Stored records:
━━━━━━━━━━━━━━━━━━━━

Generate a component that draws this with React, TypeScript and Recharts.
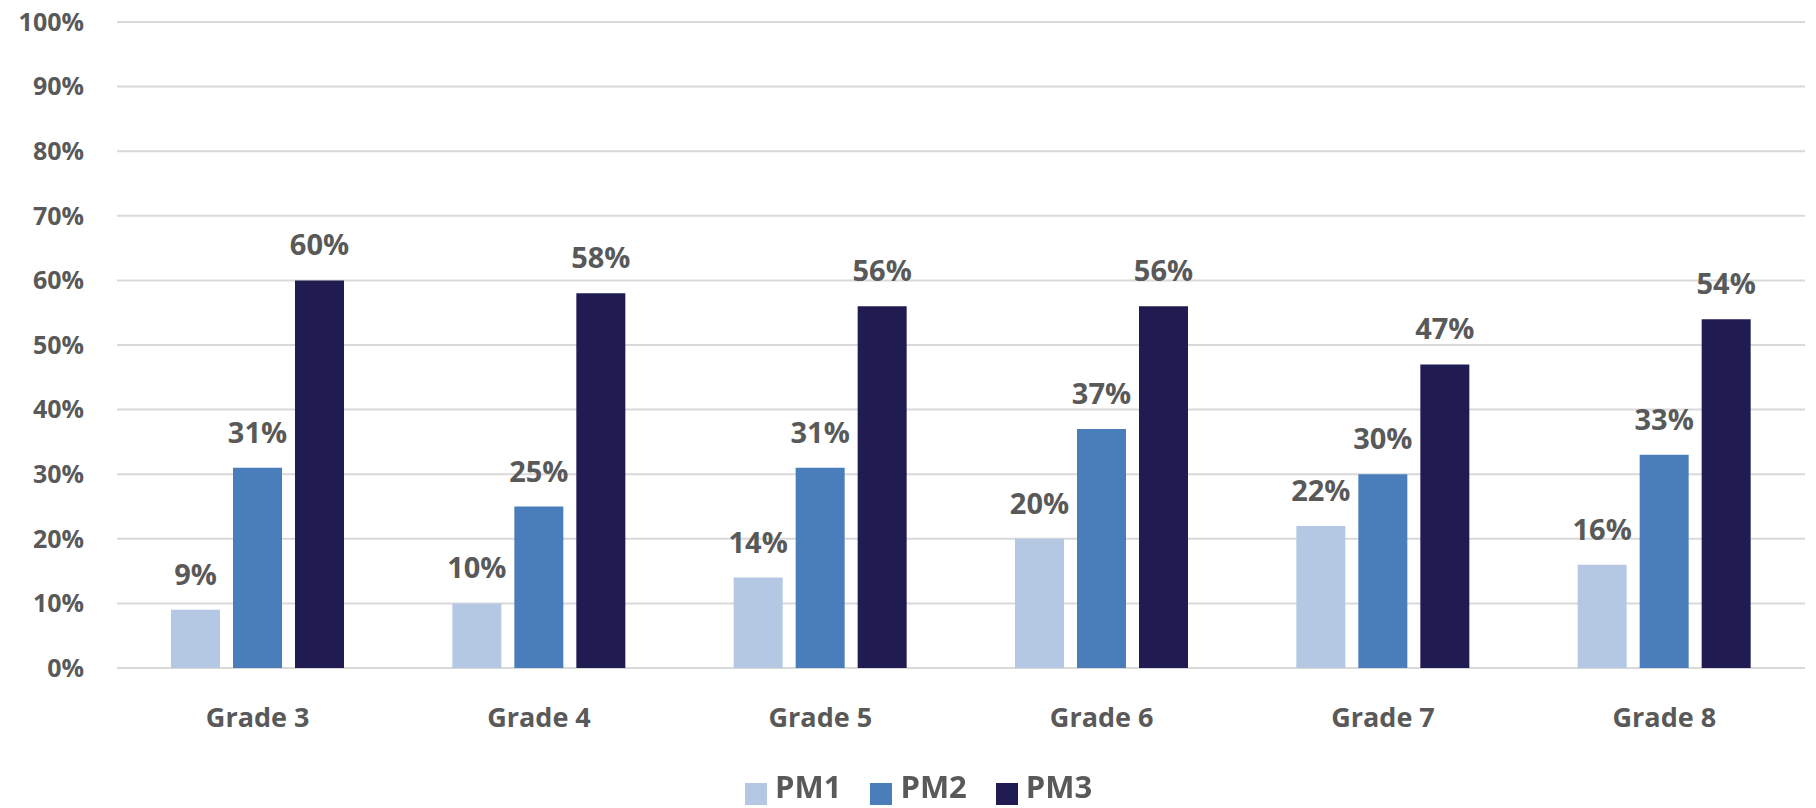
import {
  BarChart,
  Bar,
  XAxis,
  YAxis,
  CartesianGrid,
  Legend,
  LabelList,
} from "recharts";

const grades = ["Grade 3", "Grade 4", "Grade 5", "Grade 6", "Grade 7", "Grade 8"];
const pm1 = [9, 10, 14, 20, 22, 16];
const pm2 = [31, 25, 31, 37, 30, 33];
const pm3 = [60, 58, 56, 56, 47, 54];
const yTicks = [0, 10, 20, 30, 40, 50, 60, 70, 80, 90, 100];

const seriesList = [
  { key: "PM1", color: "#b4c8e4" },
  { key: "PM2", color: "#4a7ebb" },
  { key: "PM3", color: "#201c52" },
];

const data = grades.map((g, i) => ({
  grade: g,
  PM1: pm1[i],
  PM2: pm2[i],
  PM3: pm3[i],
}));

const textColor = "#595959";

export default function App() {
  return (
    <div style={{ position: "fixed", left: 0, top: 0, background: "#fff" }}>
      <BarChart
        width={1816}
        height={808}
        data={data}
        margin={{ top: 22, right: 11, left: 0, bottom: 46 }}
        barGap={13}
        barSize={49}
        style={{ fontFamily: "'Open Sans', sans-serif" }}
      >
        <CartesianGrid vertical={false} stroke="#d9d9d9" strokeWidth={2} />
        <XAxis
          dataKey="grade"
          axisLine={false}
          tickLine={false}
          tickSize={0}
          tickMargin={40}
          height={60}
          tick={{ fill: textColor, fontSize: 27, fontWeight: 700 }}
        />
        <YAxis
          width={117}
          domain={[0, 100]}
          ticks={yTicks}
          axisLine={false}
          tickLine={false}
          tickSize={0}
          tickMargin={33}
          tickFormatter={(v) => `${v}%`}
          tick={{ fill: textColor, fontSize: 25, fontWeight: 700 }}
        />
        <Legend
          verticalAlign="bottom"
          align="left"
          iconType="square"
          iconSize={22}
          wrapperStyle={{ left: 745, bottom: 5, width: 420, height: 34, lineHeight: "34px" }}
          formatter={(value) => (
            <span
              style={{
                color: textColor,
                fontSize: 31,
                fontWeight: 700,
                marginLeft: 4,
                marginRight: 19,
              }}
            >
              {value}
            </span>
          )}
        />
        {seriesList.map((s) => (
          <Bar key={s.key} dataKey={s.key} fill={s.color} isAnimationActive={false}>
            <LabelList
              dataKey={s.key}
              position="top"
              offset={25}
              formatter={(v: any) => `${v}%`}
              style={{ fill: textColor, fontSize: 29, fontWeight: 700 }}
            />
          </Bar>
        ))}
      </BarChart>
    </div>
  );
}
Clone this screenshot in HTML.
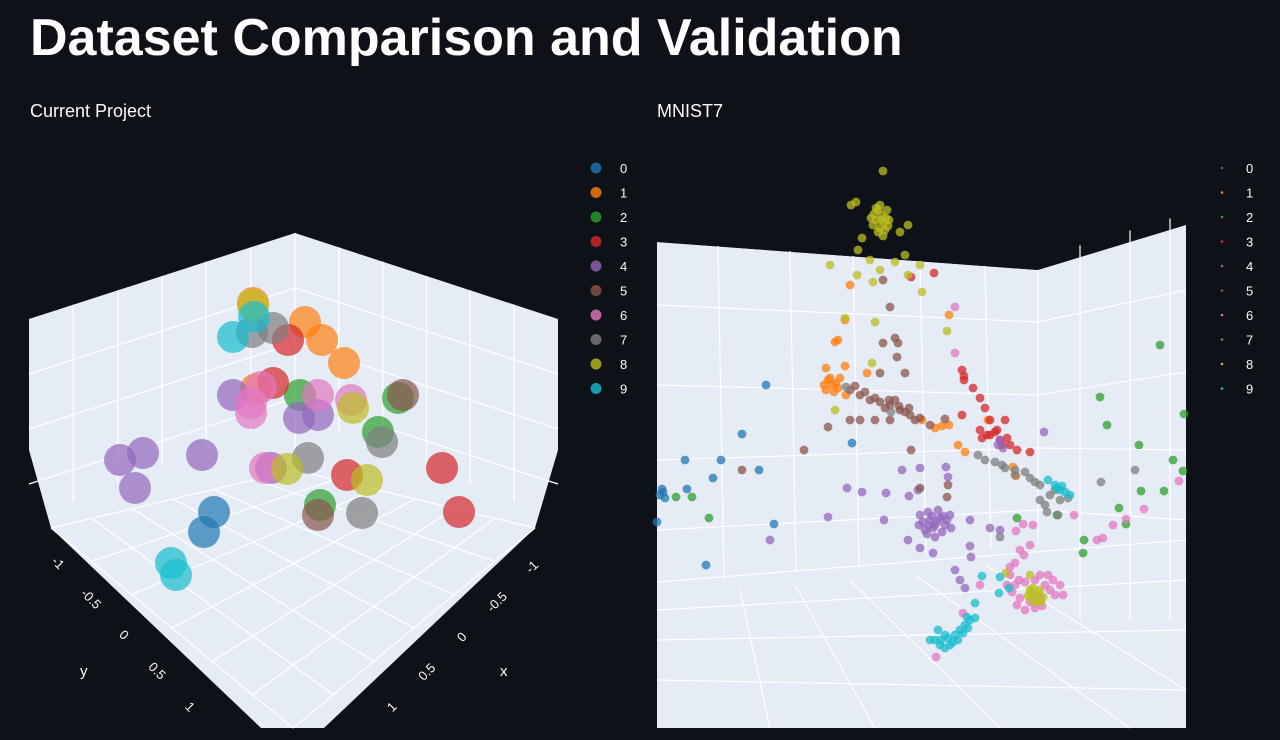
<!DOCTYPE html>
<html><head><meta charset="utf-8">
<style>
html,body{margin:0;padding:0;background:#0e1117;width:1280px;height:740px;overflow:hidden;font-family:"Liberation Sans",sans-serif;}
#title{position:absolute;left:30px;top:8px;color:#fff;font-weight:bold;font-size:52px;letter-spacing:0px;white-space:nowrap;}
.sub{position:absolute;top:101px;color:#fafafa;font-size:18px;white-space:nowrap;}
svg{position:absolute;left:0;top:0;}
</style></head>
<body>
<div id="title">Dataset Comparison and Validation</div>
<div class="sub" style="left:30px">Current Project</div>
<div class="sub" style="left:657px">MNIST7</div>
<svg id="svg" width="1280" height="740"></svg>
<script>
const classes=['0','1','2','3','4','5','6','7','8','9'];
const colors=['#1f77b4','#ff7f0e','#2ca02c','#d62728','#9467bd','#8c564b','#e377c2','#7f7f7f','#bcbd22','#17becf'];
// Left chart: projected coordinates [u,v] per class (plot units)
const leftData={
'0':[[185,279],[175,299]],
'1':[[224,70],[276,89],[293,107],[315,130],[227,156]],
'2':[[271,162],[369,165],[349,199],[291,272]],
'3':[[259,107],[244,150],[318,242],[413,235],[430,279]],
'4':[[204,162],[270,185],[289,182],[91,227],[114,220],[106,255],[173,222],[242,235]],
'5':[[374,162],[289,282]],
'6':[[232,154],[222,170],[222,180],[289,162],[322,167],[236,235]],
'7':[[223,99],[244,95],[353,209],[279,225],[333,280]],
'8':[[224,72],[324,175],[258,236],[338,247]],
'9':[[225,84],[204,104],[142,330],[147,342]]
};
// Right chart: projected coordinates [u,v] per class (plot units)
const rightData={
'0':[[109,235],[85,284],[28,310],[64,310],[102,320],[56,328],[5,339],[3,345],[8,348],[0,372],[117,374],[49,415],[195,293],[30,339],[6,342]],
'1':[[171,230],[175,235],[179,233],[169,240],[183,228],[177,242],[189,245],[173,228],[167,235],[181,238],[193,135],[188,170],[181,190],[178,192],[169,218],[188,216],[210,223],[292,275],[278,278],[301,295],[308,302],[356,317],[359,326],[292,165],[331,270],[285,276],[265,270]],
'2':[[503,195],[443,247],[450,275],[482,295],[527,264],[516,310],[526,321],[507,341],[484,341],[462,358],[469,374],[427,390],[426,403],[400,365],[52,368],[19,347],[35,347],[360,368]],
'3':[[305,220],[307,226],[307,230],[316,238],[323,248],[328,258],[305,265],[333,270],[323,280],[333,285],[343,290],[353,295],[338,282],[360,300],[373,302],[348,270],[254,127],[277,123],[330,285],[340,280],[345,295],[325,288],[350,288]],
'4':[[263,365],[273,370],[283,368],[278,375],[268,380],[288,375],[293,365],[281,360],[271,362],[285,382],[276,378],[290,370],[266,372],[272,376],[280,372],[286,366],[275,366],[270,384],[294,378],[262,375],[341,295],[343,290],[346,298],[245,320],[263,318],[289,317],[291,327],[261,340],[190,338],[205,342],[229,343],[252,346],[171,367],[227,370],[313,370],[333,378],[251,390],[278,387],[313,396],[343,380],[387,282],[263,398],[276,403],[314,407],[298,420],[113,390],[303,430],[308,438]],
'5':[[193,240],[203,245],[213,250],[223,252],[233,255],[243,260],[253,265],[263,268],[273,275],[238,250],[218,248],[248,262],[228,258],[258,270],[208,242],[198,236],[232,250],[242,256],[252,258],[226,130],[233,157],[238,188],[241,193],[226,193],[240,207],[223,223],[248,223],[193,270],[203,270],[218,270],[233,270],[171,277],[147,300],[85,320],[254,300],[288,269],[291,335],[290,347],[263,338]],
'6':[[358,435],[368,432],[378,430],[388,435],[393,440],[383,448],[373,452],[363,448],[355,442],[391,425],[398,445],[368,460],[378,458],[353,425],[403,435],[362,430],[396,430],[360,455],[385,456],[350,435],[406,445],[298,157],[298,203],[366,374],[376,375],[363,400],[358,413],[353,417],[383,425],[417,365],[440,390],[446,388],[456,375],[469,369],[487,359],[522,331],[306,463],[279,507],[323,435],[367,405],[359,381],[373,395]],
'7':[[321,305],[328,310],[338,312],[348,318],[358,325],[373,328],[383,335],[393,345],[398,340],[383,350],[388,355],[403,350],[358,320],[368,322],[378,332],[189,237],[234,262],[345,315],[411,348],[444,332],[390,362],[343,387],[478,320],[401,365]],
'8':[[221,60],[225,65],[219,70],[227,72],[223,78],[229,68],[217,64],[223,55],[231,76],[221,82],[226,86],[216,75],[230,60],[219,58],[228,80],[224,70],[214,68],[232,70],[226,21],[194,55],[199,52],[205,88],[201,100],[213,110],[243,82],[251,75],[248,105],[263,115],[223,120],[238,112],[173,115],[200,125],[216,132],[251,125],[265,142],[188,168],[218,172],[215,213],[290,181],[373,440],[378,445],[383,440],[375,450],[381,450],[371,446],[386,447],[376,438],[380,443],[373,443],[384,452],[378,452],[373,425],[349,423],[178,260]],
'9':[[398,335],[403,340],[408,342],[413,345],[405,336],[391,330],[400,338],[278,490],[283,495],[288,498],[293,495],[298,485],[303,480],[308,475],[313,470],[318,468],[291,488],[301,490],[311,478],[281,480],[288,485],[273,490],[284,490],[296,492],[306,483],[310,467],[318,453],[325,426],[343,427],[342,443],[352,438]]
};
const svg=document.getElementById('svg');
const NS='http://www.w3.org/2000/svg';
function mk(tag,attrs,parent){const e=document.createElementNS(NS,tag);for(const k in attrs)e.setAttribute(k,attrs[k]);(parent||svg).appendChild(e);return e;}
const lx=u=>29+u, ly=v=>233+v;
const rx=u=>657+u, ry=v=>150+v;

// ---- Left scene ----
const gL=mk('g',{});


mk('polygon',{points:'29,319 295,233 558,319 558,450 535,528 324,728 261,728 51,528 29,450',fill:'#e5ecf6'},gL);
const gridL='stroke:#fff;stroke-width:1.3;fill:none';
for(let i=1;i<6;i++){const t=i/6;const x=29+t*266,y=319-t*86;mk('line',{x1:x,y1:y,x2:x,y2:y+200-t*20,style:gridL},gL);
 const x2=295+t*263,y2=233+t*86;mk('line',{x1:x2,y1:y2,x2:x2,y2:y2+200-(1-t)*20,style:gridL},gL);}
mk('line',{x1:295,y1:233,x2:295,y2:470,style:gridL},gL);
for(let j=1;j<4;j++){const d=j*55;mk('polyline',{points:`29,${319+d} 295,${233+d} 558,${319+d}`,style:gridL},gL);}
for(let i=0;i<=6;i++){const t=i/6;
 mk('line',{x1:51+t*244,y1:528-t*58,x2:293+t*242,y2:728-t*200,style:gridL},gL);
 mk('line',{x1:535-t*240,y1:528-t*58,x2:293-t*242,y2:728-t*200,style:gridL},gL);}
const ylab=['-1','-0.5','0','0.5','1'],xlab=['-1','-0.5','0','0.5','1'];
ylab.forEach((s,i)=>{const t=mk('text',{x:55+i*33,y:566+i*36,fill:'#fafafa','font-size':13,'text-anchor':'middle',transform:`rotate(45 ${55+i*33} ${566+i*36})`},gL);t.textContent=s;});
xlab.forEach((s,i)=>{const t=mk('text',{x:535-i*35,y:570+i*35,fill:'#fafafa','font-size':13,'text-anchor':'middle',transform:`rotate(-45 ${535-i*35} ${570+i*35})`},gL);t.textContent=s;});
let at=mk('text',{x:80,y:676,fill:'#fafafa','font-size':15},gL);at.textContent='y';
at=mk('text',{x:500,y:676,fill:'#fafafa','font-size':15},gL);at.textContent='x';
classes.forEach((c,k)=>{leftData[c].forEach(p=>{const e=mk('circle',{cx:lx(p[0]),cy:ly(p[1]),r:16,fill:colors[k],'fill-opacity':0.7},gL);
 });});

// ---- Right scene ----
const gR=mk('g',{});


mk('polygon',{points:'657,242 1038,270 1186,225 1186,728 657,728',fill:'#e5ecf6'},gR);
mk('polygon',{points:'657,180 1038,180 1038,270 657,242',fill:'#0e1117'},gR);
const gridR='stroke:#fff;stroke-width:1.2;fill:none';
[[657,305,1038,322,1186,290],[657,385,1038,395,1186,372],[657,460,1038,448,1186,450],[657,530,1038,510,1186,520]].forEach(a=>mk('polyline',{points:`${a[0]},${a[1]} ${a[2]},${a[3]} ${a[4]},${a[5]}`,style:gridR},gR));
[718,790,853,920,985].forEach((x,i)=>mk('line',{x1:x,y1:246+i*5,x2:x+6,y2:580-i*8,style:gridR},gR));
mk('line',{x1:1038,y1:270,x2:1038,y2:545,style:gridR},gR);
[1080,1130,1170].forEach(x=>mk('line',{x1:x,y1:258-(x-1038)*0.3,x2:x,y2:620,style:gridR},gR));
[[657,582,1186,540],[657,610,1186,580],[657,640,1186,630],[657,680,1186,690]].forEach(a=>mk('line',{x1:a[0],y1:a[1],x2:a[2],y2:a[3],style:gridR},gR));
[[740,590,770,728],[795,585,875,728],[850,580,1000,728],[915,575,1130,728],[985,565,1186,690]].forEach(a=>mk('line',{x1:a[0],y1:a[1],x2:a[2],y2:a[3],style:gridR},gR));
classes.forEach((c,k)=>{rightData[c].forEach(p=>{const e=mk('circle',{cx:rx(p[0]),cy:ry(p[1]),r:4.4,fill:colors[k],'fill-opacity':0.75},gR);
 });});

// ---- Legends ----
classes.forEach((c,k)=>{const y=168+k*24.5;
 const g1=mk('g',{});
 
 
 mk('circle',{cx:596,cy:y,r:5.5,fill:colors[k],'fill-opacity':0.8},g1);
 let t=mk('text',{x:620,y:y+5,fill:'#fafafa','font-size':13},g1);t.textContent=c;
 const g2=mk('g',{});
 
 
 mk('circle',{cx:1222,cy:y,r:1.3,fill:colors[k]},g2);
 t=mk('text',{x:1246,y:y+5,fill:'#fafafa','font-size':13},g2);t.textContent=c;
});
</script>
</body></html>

━━━━━━━━━━━━━━━━━━━━

*The problem*
From the data above, pick out each line containing "this" and copy it.

*Exercise response*
Generate a component that draws this with React, TypeScript and Recharts.
Clone this screenshot in HTML.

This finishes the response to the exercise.